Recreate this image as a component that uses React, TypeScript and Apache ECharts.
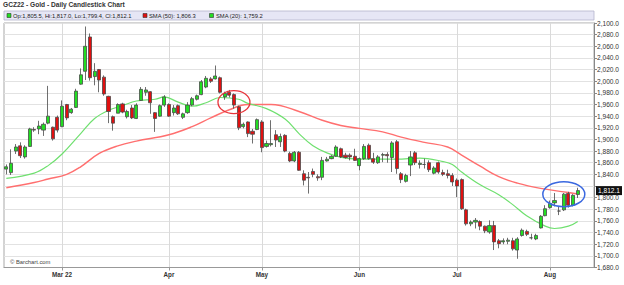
import React, { useEffect, useRef } from 'react';
import * as echarts from 'echarts';

const chartTitle = 'GCZ22 - Gold - Daily Candlestick Chart';
const monthLabels = ['', 'Mar 22', 'Apr', 'May', 'Jun', 'Jul', 'Aug'];
const tradingDaysShown = [12, 23, 20, 21, 21, 20, 7];
const emptySlotsAfter = 3;

const opens = [
  1849, 1843, 1880, 1889, 1870, 1888, 1917, 1918, 1916, 1928, 1921, 1938, 1922, 1960, 1946, 1955, 1995, 2017, 2076, 2008,
  2020, 2007, 1974, 1939, 1945, 1961, 1939, 1954, 1936, 1967, 1981, 1982, 1946, 1940, 1959, 1960, 1946, 1958, 1938, 1946,
  1959, 1969, 1977, 1990, 2004, 2004, 2006, 1973, 1981, 1977, 1956, 1922, 1930, 1914, 1917, 1930, 1888, 1891, 1908, 1896,
  1907, 1876, 1863, 1878, 1841, 1835, 1845, 1836, 1835, 1863, 1867, 1871, 1884, 1873, 1873, 1871, 1855, 1867, 1890, 1867,
  1860, 1873, 1874, 1869, 1896, 1841, 1828, 1856, 1877, 1857, 1857, 1860, 1842, 1860, 1843, 1841, 1838, 1830, 1831, 1779,
  1755, 1758, 1759, 1751, 1741, 1752, 1726, 1724, 1725, 1726, 1710, 1735, 1742, 1731, 1729, 1748, 1769, 1783, 1791, 1777,
  1779, 1807, 1787, 1805.5,
];
const closes = [
  1853, 1859, 1887, 1872, 1887, 1918, 1916, 1923, 1926, 1940, 1901, 1916, 1957, 1937, 1952, 1983, 2011, 2060, 2006, 2017,
  2002, 1978, 1948, 1928, 1960, 1947, 1948, 1937, 1959, 1986, 1985, 1963, 1936, 1958, 1973, 1940, 1954, 1944, 1944, 1959,
  1970, 1975, 1999, 2005, 2000, 2009, 1981, 1979, 1976, 1959, 1920, 1926, 1910, 1909, 1934, 1886, 1893, 1893, 1899, 1905,
  1880, 1863, 1878, 1847, 1830, 1834, 1840, 1834, 1864, 1866, 1871, 1887, 1870, 1869, 1870, 1864, 1867, 1888, 1867, 1861,
  1870, 1874, 1872, 1894, 1850, 1831, 1838, 1870, 1860, 1859, 1857, 1848, 1851, 1844, 1840, 1838, 1827, 1820, 1781, 1755,
  1758, 1761, 1751, 1743, 1752, 1724, 1721, 1726, 1727, 1712, 1729, 1744, 1737, 1731, 1735, 1768, 1781, 1790, 1795, 1777,
  1806, 1787, 1804, 1812.1,
];
const lows = [
  1840, 1839, 1875, 1868, 1867, 1887, 1913, 1909, 1906, 1926, 1898, 1912, 1921, 1933, 1944, 1954, 1994, 2002, 2001, 1993,
  1981, 1975, 1928, 1915, 1945, 1945, 1936, 1935, 1935, 1966, 1975, 1944, 1913, 1939, 1956, 1939, 1941, 1942, 1935, 1944,
  1957, 1967, 1976, 1988, 1997, 2003, 1979, 1968, 1972, 1953, 1916, 1919, 1904, 1893, 1916, 1878, 1886, 1888, 1887, 1887,
  1878, 1861, 1861, 1846, 1821, 1807, 1835, 1829, 1830, 1862, 1866, 1870, 1868, 1867, 1864, 1863, 1847, 1865, 1865, 1858,
  1858, 1861, 1860, 1844, 1841, 1825, 1826, 1837, 1856, 1850, 1850, 1844, 1840, 1841, 1837, 1833, 1820, 1801, 1779, 1752,
  1751, 1747, 1744, 1739, 1738, 1710, 1713, 1720, 1720, 1709, 1695, 1733, 1734, 1728, 1727, 1747, 1768, 1781, 1785, 1770,
  1777, 1783, 1785, 1799.4,
];
const highs = [
  1857, 1883, 1892, 1895, 1890, 1920, 1921, 1932, 1929, 1992, 1922, 1941, 1967, 1961, 1954, 1987, 2022, 2094, 2082, 2031,
  2021, 2010, 1975, 1941, 1962, 1963, 1951, 1959, 1962, 1990, 1990, 1983, 1947, 1960, 1976, 1962, 1959, 1960, 1946, 1964,
  1973, 1977, 2002, 2009, 2007, 2027, 2008, 1982, 1985, 1979, 1958, 1929, 1931, 1918, 1936, 1933, 1898, 1933, 1916, 1910,
  1909, 1879, 1880, 1880, 1847, 1844, 1850, 1840, 1870, 1870, 1873, 1890, 1886, 1877, 1876, 1884, 1869, 1892, 1893, 1877,
  1873, 1877, 1878, 1897, 1899, 1844, 1841, 1880, 1880, 1864, 1867, 1864, 1854, 1862, 1848, 1848, 1842, 1833, 1833, 1781,
  1761, 1765, 1761, 1752, 1761, 1760, 1729, 1730, 1731, 1731, 1732, 1747, 1745, 1738, 1738, 1770, 1787, 1795, 1808, 1784,
  1808, 1810, 1806, 1817,
];

const sma50At = [0, 6, 9, 13, 16, 20, 24, 28, 35, 40, 44, 48, 52, 57, 63, 68, 72, 76, 81, 85, 90, 95, 98, 102, 106, 110, 115, 120, 123];
const sma50 = [1817, 1826, 1832, 1840, 1853, 1876, 1889, 1897, 1908, 1922, 1937, 1951, 1960, 1960, 1948, 1933, 1924, 1919, 1913, 1904, 1895, 1887, 1873, 1854, 1836, 1825, 1816, 1810, 1806.3];

const sma20At = [0, 6, 9, 12, 16, 19, 22, 25, 28, 32, 34, 37, 40, 43, 46, 50, 52, 56, 60, 63, 66, 69, 73, 78, 84, 89, 94, 96, 98, 102, 106, 109, 112, 116, 118, 121, 123];
const sma20 = [1833, 1842, 1855, 1875, 1910, 1936, 1950, 1958, 1966, 1969, 1973, 1964, 1957, 1963, 1972, 1969, 1962, 1953, 1935, 1910, 1889, 1877, 1868, 1866, 1866, 1868, 1862, 1857, 1844, 1822, 1805, 1788, 1769, 1751, 1747, 1751, 1759.2];

const yMin = 1680;
const yMax = 2100;
const yStep = 20;
const lastOHLC = { op: 1805.5, hi: 1817.0, lo: 1799.4, cl: 1812.1 };
const sma50Last = 1806.3;
const sma20Last = 1759.2;
const redCircleAt = [49.4, 1964];
const blueCircleAt = [120.4, 1806];

const fmt = (v: number) =>
  v.toLocaleString('en-US', { minimumFractionDigits: 1, maximumFractionDigits: 1 });

const FONT = '"Liberation Sans", Arial, sans-serif';
const UP = '#22dd22';
const DOWN = '#e01010';

export default function App() {
  const ref = useRef<HTMLDivElement>(null);

  useEffect(() => {
    if (!ref.current) return;
    const chart = echarts.init(ref.current, undefined, { renderer: 'svg' });

    const categories: string[] = [];
    const labels: string[] = [];
    const monthStarts = new Set<number>();
    tradingDaysShown.forEach((n, m) => {
      for (let d = 0; d < n; d++) {
        if (d === 0 && monthLabels[m]) monthStarts.add(categories.length);
        labels.push(d === 0 ? monthLabels[m] : '');
        categories.push('c' + categories.length);
      }
    });
    for (let k = 0; k < emptySlotsAfter; k++) {
      labels.push('');
      categories.push('c' + categories.length);
    }
    const isMonth = (i: number) => monthStarts.has(i);

    const candles = opens.map((o, i) => [o, closes[i], lows[i], highs[i]]);
    const sma50Data = sma50At.map((x, k) => [x, sma50[k]]);
    const sma20Data = sma20At.map((x, k) => [x, sma20[k]]);

    const header: any[] = [
      {
        id: 'title', type: 'text', left: 3, top: 1,
        style: { text: chartTitle, font: `bold 6.6px ${FONT}`, fill: '#333' },
      },
      {
        id: 'bar', type: 'rect', shape: { x: 4, y: 11, width: 590, height: 9 },
        style: { fill: '#e6e6f5', stroke: '#b4b4cc', lineWidth: 0.8 },
      },
      { id: 'sq1', type: 'rect', shape: { x: 7, y: 13.5, width: 4, height: 4 }, style: { fill: UP, stroke: '#333', lineWidth: 0.6 } },
      {
        id: 't1', type: 'text', x: 13, y: 15.7,
        style: {
          text: `Op:${fmt(lastOHLC.op)}, Hi:${fmt(lastOHLC.hi)}, Lo:${fmt(lastOHLC.lo)}, Cl:${fmt(lastOHLC.cl)}`,
          font: `5.8px ${FONT}`, fill: '#222', verticalAlign: 'middle',
        },
      },
      { id: 'sq2', type: 'rect', shape: { x: 143, y: 13.5, width: 4, height: 4 }, style: { fill: DOWN, stroke: '#333', lineWidth: 0.6 } },
      {
        id: 't2', type: 'text', x: 149, y: 15.7,
        style: { text: `SMA (50): ${fmt(sma50Last)}`, font: `5.8px ${FONT}`, fill: '#222', verticalAlign: 'middle' },
      },
      { id: 'sq3', type: 'rect', shape: { x: 209.5, y: 13.5, width: 4, height: 4 }, style: { fill: UP, stroke: '#333', lineWidth: 0.6 } },
      {
        id: 't3', type: 'text', x: 216, y: 15.7,
        style: { text: `SMA (20): ${fmt(sma20Last)}`, font: `5.8px ${FONT}`, fill: '#222', verticalAlign: 'middle' },
      },
      {
        id: 'copy', type: 'text', x: 10, y: 261.5,
        style: { text: '\u00a9 Barchart.com', font: `5.8px ${FONT}`, fill: '#444', verticalAlign: 'middle' },
        z: 10,
      },
    ];

    chart.setOption({
      animation: false,
      grid: {
        left: 4, right: 30, top: 23, bottom: 17.5,
        show: true, borderColor: '#a8a8a8', borderWidth: 1, backgroundColor: '#fff',
      },
      xAxis: {
        type: 'category',
        data: categories,
        boundaryGap: true,
        axisLine: { show: true, lineStyle: { color: '#999' } },
        axisTick: { show: true, alignWithLabel: true, interval: (i: number) => isMonth(i), length: 3, lineStyle: { color: '#999' } },
        axisLabel: {
          interval: (i: number) => isMonth(i),
          formatter: (_v: string, i: number) => labels[i],
          fontSize: 6.3, fontWeight: 'bold', color: '#333', margin: 4, fontFamily: FONT,
        },
        splitLine: {
          show: true, alignWithLabel: true, interval: (i: number) => isMonth(i),
          lineStyle: { color: '#dadada', width: 1 },
        },
      },
      yAxis: {
        type: 'value',
        position: 'right',
        min: yMin, max: yMax, interval: yStep,
        axisLine: { show: true, lineStyle: { color: '#888' } },
        axisTick: { show: true, length: 3, lineStyle: { color: '#888' } },
        axisLabel: {
          fontSize: 6.6, color: '#333', margin: 3, fontFamily: FONT,
          formatter: (v: number) => (v === 1820 ? '' : fmt(v)),
        },
        splitLine: { show: true, lineStyle: { color: '#e2e2e2' } },
      },
      graphic: { elements: header },
      series: [
        {
          name: 'SMA (50)', type: 'line', data: sma50Data, smooth: 0.4, symbol: 'none', z: 3,
          lineStyle: { color: '#ff6f6f', width: 1.4 },
        },
        {
          name: 'SMA (20)', type: 'line', data: sma20Data, smooth: 0.4, symbol: 'none', z: 3,
          lineStyle: { color: '#6fe06f', width: 1.2 },
        },
        {
          name: 'GCZ22', type: 'candlestick', data: candles, barWidth: 3.6, z: 4,
          itemStyle: { color: UP, color0: DOWN, borderColor: '#4a4a4a', borderColor0: '#4a4a4a', borderWidth: 0.8 },
          markLine: {
            silent: true, symbol: 'none', animation: false, z: 30,
            lineStyle: { color: 'rgba(0,0,0,0)', width: 0 },
            data: [{ yAxis: lastOHLC.cl }],
            label: {
              show: true, position: 'end', distance: 2,
              formatter: () => fmt(lastOHLC.cl),
              backgroundColor: '#111', color: '#fff', fontSize: 6.6, fontFamily: FONT,
              padding: [1, 2, 1, 2], opacity: 1,
            },
          },
        },
      ],
    });

    const red = chart.convertToPixel({ gridIndex: 0 }, redCircleAt) as number[];
    const blue = chart.convertToPixel({ gridIndex: 0 }, blueCircleAt) as number[];
    chart.setOption({
      graphic: {
        elements: [
          ...header,
          {
            id: 'redCircle', type: 'ellipse', z: 20,
            shape: { cx: red[0], cy: red[1], rx: 16, ry: 11.5 },
            style: { fill: 'none', stroke: '#e8343a', lineWidth: 1.3 },
          },
          {
            id: 'blueCircle', type: 'ellipse', z: 20,
            shape: { cx: blue[0], cy: blue[1], rx: 21, ry: 12.5 },
            style: { fill: 'none', stroke: '#3a68e0', lineWidth: 1.5 },
          },
        ],
      },
    });

    return () => chart.dispose();
  }, []);

  return <div ref={ref} style={{ width: 624, height: 285, position: 'absolute', left: 0, top: 0 }} />;
}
****
THE PROBLEM:
Begin at the top of the material above and output each line exactly, stopping after the line that holds "const emptySlotsAfter = 3;". Leave out pictures.

EXERCISE RESULT:
Recreate this image as a component that uses React, TypeScript and Apache ECharts.
import React, { useEffect, useRef } from 'react';
import * as echarts from 'echarts';

const chartTitle = 'GCZ22 - Gold - Daily Candlestick Chart';
const monthLabels = ['', 'Mar 22', 'Apr', 'May', 'Jun', 'Jul', 'Aug'];
const tradingDaysShown = [12, 23, 20, 21, 21, 20, 7];
const emptySlotsAfter = 3;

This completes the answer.